За оперой следовал балет. После спектакля в партер вошли лакеи в голубых ливреях с зажженными канделябрами в руках, и это шествие было похоже на священнодействие. Зал озарился еще более ярким светом, и гости покинули театр.
Слава о шереметевской сцене шла очень громкая. Многие знатные театралы предпочитали кусковские спектакли всем другим, в том числе и постановкам Петровского театра, где тогда играли превосходные актеры. Медокс жаловался городскому начальству, что сборы его падают, так как граф отвлекает публику. Желая подчеркнуть отсутствие всякой выгоды или корысти, Шереметев презрительно отвечал на это: «театр бывает у меня не ежедневный, и при том вход в нем бесплатный». Что же касается владельцев домашних театров, то они почитали за особое удовольствие посмотреть спектакли графа и часто просили его об этом. Княгиня Долгорукова, славившаяся сама как актриса-любительница, писала ему: «Многие дамы из моих знакомых желают иметь удовольствие видеть вчерашний Ваш спектакль, и для того покорнейше прошу Ваше сиятельство одолжить меня среднею ложею для будущего воскресения, если она никому не отдана и не обещана». Большинство опер и балетов, представляемых у Шереметева, являлись театральными новинками и, кроме Кускова, нигде не шли.

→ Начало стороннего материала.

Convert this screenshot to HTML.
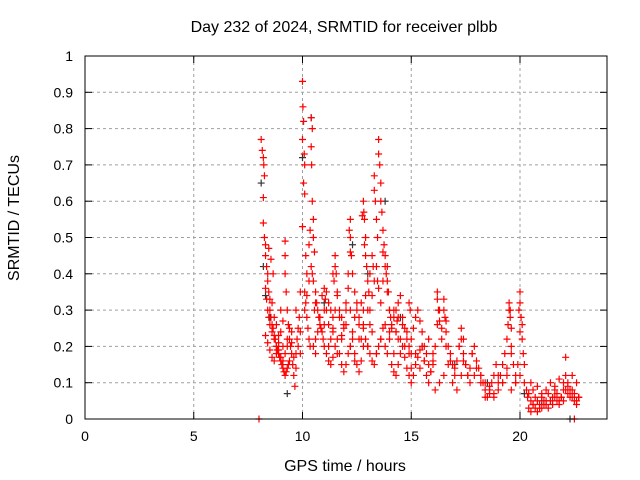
<!DOCTYPE html>
<html><head><meta charset="utf-8"><style>
body{margin:0;background:#fff}
svg{display:block;font-family:"Liberation Sans",sans-serif}
</style></head><body>
<svg id="chart" width="640" height="480">
<text x="344" y="32" text-anchor="middle" font-size="16">Day 232 of 2024, SRMTID for receiver plbb</text>
<text x="345" y="471" text-anchor="middle" font-size="16">GPS time / hours</text>
<text transform="translate(19,218) rotate(-90)" text-anchor="middle" font-size="16">SRMTID / TECUs</text>
<g id="grid"></g><g id="ticks"></g><g id="marksB"></g><g id="marksR"></g>
<rect x="85" y="56" width="522" height="363" fill="none" stroke="#000" stroke-width="1"/>
</svg>
<script>
const xTicks=[0,5,10,15,20];
const yTicks=[0,0.1,0.2,0.3,0.4,0.5,0.6,0.7,0.8,0.9,1];
const yTickLabels=["0","0.1","0.2","0.3","0.4","0.5","0.6","0.7","0.8","0.9","1"];
const redHours=[8.0,8.1,8.15,8.2,8.22,8.25,8.2,8.2,8.25,8.3,8.3,8.35,8.4,8.4,8.45,8.5,8.5,8.55,8.6,8.65,8.7,8.75,8.8,8.85,8.9,8.95,9.0,9.05,9.1,9.15,9.2,9.25,9.3,9.35,9.4,
8.3,8.35,8.4,8.45,8.5,8.6,8.7,8.8,8.9,9.0,9.1,9.2,9.2,9.2,9.25,9.3,9.35,9.4,9.45,9.5,9.55,9.6,9.65,9.7,9.75,9.8,9.85,9.9,
10.0,10.02,10.05,10.0,10.08,10.1,10.05,10.1,10.0,10.15,10.2,10.1,10.15,10.2,10.25,10.3,10.35,10.4,10.45,10.4,10.42,10.45,10.5,10.5,10.55,10.4,10.45,10.5,10.6,10.65,10.7,10.75,10.8,10.85,10.9,10.95,
11.0,11.05,11.1,11.2,11.3,11.4,11.5,11.5,11.55,11.6,11.7,11.8,11.9,12.0,12.1,12.2,12.2,12.25,12.3,12.4,12.5,12.6,12.7,
11.0,11.1,11.2,11.3,11.4,11.5,11.6,11.7,11.8,11.9,12.0,12.1,12.2,12.3,12.4,12.5,12.6,12.7,12.8,
12.8,12.82,12.85,12.9,12.9,12.95,13.0,13.05,13.1,13.2,13.3,13.3,13.35,13.4,13.45,13.5,13.5,13.55,13.6,13.6,13.65,13.7,13.75,13.8,13.9,13.9,13.95,14.0,14.05,
12.8,12.9,13.0,13.1,13.2,13.3,13.4,13.5,13.6,13.7,13.8,13.9,14.0,14.1,14.2,14.3,14.4,14.5,14.6,14.7,14.8,14.9,15.0,
14.1,14.2,14.3,14.4,14.5,14.6,14.7,14.8,14.9,15.0,15.1,15.2,15.3,15.4,15.5,15.6,15.7,15.8,15.9,16.0,
15.1,15.2,15.3,15.4,15.5,15.6,15.7,15.8,15.9,16.0,16.1,16.2,16.2,16.25,16.3,16.4,16.5,16.5,16.55,16.6,16.7,16.8,16.9,17.0,17.1,17.2,17.3,17.3,17.4,17.5,17.6,17.7,17.8,17.9,18.0,
16.1,16.3,16.5,16.7,16.9,17.1,17.3,17.5,17.7,17.9,18.1,18.2,18.3,18.4,18.5,18.6,18.7,18.8,18.9,19.0,19.1,19.2,19.3,19.4,19.5,19.5,19.55,19.6,19.6,19.7,19.8,19.9,20.0,20.0,20.05,20.1,20.15,20.2,
18.2,18.4,18.6,18.8,19.0,19.2,19.4,19.6,19.8,20.0,20.2,20.3,20.35,
20.4,20.5,20.6,20.7,20.8,20.9,21.0,21.1,21.2,21.3,21.4,21.5,21.6,21.7,21.8,21.9,22.0,22.1,22.1,22.2,22.3,22.4,22.5,22.6,22.7,
20.4,20.5,20.6,20.7,20.8,20.9,21.0,21.1,21.2,21.3,21.4,21.5,21.6,21.7,21.8,21.9,22.0,22.1,22.2,22.3,22.4,22.5,22.6,22.7,
20.5,20.6,20.8,21.0,21.2,21.4,21.6,21.8,22.0,22.2,22.4,22.6,22.5,
8.3,8.4,8.5,8.6,8.7,8.8,8.9,9.0,9.1,9.2,9.3,9.4,9.5,9.6,9.7,9.8,9.9,8.6,8.7,8.8,8.9,9.0,9.1,9.3,9.5,9.7,9.9,8.45,8.55,8.65,
10.1,10.2,10.3,10.5,10.6,10.7,10.8,10.9,11.0,11.1,11.2,11.3,11.4,11.5,11.6,11.7,11.8,11.9,12.0,12.1,12.2,12.3,12.4,12.5,12.6,12.7,12.8,12.9,13.0,13.1,
10.6,10.8,11.0,11.2,11.4,11.6,11.8,12.0,12.2,12.4,12.6,12.8,13.0,13.2,13.4,13.6,13.8,14.0,14.2,14.4,
13.1,13.2,13.3,13.4,13.5,13.6,13.7,13.8,13.9,14.0,14.1,14.2,14.3,14.4,14.5,14.6,14.7,14.8,14.9,15.0,
15.0,15.2,15.4,15.6,15.8,16.0,16.2,16.4,16.6,16.8,17.0,17.2,17.4,17.6,17.8,18.0,18.2,18.4,18.6,18.8,19.0,19.2,19.4,19.6,19.8,20.0,
10.3,10.35,10.55,10.6,11.4,11.45,12.15,12.2,12.75,12.85,13.25,13.45,13.7,13.85,14.3,14.35,14.9,14.95,16.3,16.6,17.4,19.45,19.55,19.95,20.1];
const redValues=[0.0,0.77,0.74,0.72,0.70,0.67,0.61,0.54,0.50,0.48,0.45,0.42,0.40,0.38,0.35,0.33,0.30,0.28,0.26,0.25,0.23,0.22,0.20,0.19,0.18,0.17,0.16,0.15,0.14,0.13,0.12,0.13,0.14,0.15,0.16,
0.36,0.33,0.30,0.28,0.26,0.24,0.22,0.20,0.19,0.17,0.16,0.49,0.45,0.40,0.35,0.30,0.26,0.22,0.20,0.18,0.15,0.12,0.09,0.18,0.22,0.25,0.28,0.35,
0.93,0.86,0.82,0.77,0.73,0.70,0.65,0.62,0.53,0.45,0.40,0.35,0.32,0.28,0.25,0.22,0.20,0.83,0.80,0.75,0.70,0.60,0.55,0.50,0.46,0.42,0.40,0.38,0.35,0.32,0.30,0.28,0.26,0.25,0.24,0.22,
0.30,0.33,0.35,0.32,0.30,0.28,0.45,0.42,0.40,0.35,0.30,0.28,0.25,0.30,0.40,0.55,0.50,0.45,0.40,0.35,0.30,0.28,0.32,
0.20,0.18,0.16,0.15,0.17,0.20,0.22,0.18,0.15,0.13,0.15,0.18,0.20,0.22,0.18,0.15,0.13,0.16,0.20,
0.60,0.57,0.55,0.50,0.45,0.42,0.38,0.35,0.40,0.45,0.67,0.63,0.60,0.55,0.50,0.77,0.73,0.70,0.65,0.60,0.57,0.52,0.48,0.45,0.42,0.38,0.35,0.30,0.28,
0.25,0.22,0.20,0.18,0.16,0.15,0.18,0.20,0.22,0.25,0.20,0.18,0.22,0.25,0.28,0.30,0.32,0.34,0.28,0.25,0.22,0.20,0.18,
0.15,0.13,0.12,0.15,0.18,0.20,0.17,0.14,0.12,0.10,0.12,0.15,0.17,0.19,0.20,0.16,0.12,0.10,0.13,0.15,
0.25,0.28,0.30,0.27,0.24,0.20,0.18,0.15,0.13,0.16,0.20,0.35,0.33,0.30,0.27,0.25,0.33,0.30,0.28,0.24,0.20,0.18,0.15,0.12,0.16,0.20,0.25,0.22,0.18,0.15,0.12,0.14,0.18,0.20,0.16,
0.08,0.10,0.12,0.15,0.10,0.08,0.12,0.15,0.10,0.12,0.14,0.12,0.10,0.08,0.06,0.07,0.10,0.12,0.15,0.10,0.12,0.15,0.18,0.22,0.32,0.30,0.28,0.25,0.20,0.15,0.12,0.15,0.35,0.32,0.28,0.22,0.18,0.15,
0.12,0.10,0.08,0.06,0.08,0.10,0.12,0.08,0.10,0.12,0.10,0.08,0.06,
0.07,0.05,0.04,0.06,0.05,0.03,0.06,0.04,0.05,0.07,0.05,0.06,0.08,0.07,0.05,0.06,0.08,0.17,0.12,0.10,0.08,0.06,0.07,0.05,0.06,
0.03,0.02,0.04,0.03,0.02,0.04,0.03,0.05,0.04,0.03,0.05,0.04,0.06,0.05,0.04,0.06,0.05,0.08,0.07,0.06,0.08,0.05,0.04,0.06,
0.10,0.08,0.09,0.07,0.08,0.10,0.09,0.11,0.10,0.09,0.12,0.10,0.0,
0.23,0.21,0.19,0.17,0.16,0.18,0.21,0.24,0.20,0.18,0.22,0.25,0.21,0.17,0.14,0.20,0.24,0.32,0.28,0.26,0.23,0.30,0.27,0.20,0.24,0.30,0.18,0.47,0.44,0.40,
0.30,0.34,0.38,0.20,0.18,0.24,0.28,0.34,0.36,0.30,0.26,0.22,0.25,0.30,0.34,0.28,0.23,0.26,0.32,0.36,0.30,0.24,0.28,0.32,0.26,0.22,0.30,0.34,0.30,0.26,
0.22,0.28,0.26,0.20,0.24,0.18,0.22,0.26,0.20,0.16,0.22,0.26,0.20,0.24,0.18,0.22,0.26,0.24,0.18,0.22,
0.30,0.34,0.38,0.42,0.36,0.32,0.38,0.42,0.35,0.30,0.26,0.30,0.24,0.28,0.22,0.26,0.20,0.24,0.18,0.14,
0.22,0.18,0.14,0.16,0.22,0.18,0.26,0.22,0.20,0.16,0.14,0.20,0.16,0.12,0.18,0.14,0.10,0.06,0.09,0.07,0.12,0.10,0.14,0.18,0.10,0.24,
0.48,0.52,0.30,0.32,0.40,0.38,0.52,0.46,0.56,0.48,0.42,0.38,0.46,0.40,0.24,0.27,0.32,0.30,0.30,0.27,0.22,0.26,0.30,0.30,0.26];
const blackHours=[8.1,8.2,8.3,8.5,9.3,10.0,10.4,11.0,12.3,13.0,13.8,14.5,15.5,17.0,18.5,20.2,21.0,22.3];
const blackValues=[0.65,0.42,0.34,0.28,0.07,0.72,0.83,0.32,0.48,0.40,0.60,0.28,0.20,0.15,0.10,0.07,0.05,0.0];
const X=h=>85+h*522/24, Y=v=>419-v*363;
const ns="http://www.w3.org/2000/svg";
function mk(tag,at,parent){const e=document.createElementNS(ns,tag);for(const k in at)e.setAttribute(k,at[k]);document.getElementById(parent).appendChild(e);return e;}
xTicks.forEach(t=>{
 const g=mk('line',{x1:X(t),x2:X(t),y1:56,y2:419,stroke:'#a0a0a0','stroke-dasharray':'3,3'},'grid');
 
 
 mk('line',{x1:X(t),x2:X(t),y1:419,y2:412,stroke:'#000'},'ticks');
 mk('line',{x1:X(t),x2:X(t),y1:56,y2:63,stroke:'#000'},'ticks');
 const l=mk('text',{x:X(t),y:441,'text-anchor':'middle','font-size':14},'ticks');l.textContent=t;
 
 
});
yTicks.forEach((t,i)=>{
 const g=mk('line',{x1:85,x2:607,y1:Y(t),y2:Y(t),stroke:'#a0a0a0','stroke-dasharray':'3,3'},'grid');
 
 
 mk('line',{x1:85,x2:92,y1:Y(t),y2:Y(t),stroke:'#000'},'ticks');
 mk('line',{x1:600,x2:607,y1:Y(t),y2:Y(t),stroke:'#000'},'ticks');
 const l=mk('text',{x:73,y:Y(t)+5,'text-anchor':'end','font-size':14},'ticks');l.textContent=yTickLabels[i];
 
 
});
function plus(h,v,c,p){const x=X(h),y=Y(v);
 const e=mk('path',{d:`M${x-3.5},${y}H${x+3.5}M${x},${y-3.5}V${y+3.5}`,stroke:c,'stroke-width':1.2,fill:'none'},p);
 return e;}
blackHours.forEach((h,i)=>{const e=plus(h,blackValues[i],'#333','marksB');
 
 });
redHours.forEach((h,i)=>{const e=plus(h,redValues[i],'#ff0000','marksR');
 
 });
</script>
</body></html>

Гостила здесь несколько раз и Екатерина II. Специально для государыни в последнее ее посещение разыграли «Браки самнитян». Даже императрицу, привыкшую к придворным зрелищам, поразила грандиозность постановки; она заметила хозяину, что «это был самый великолепный спектакль изо всех, какие ей когда-либо устраивались». Государыня пригласила главных исполнителей к себе в ложу, «допустила к руке» и пожаловала им тысячу червонцев. А через несколько дней прислала Прасковье Жемчуговой бриллиантовый перстень. Даже по отношению к придворным «вольным» актерам подобный акт бывал крайне редким и свидетельствовал об особом их успехе, для актеров же крепостных он являлся беспримерным.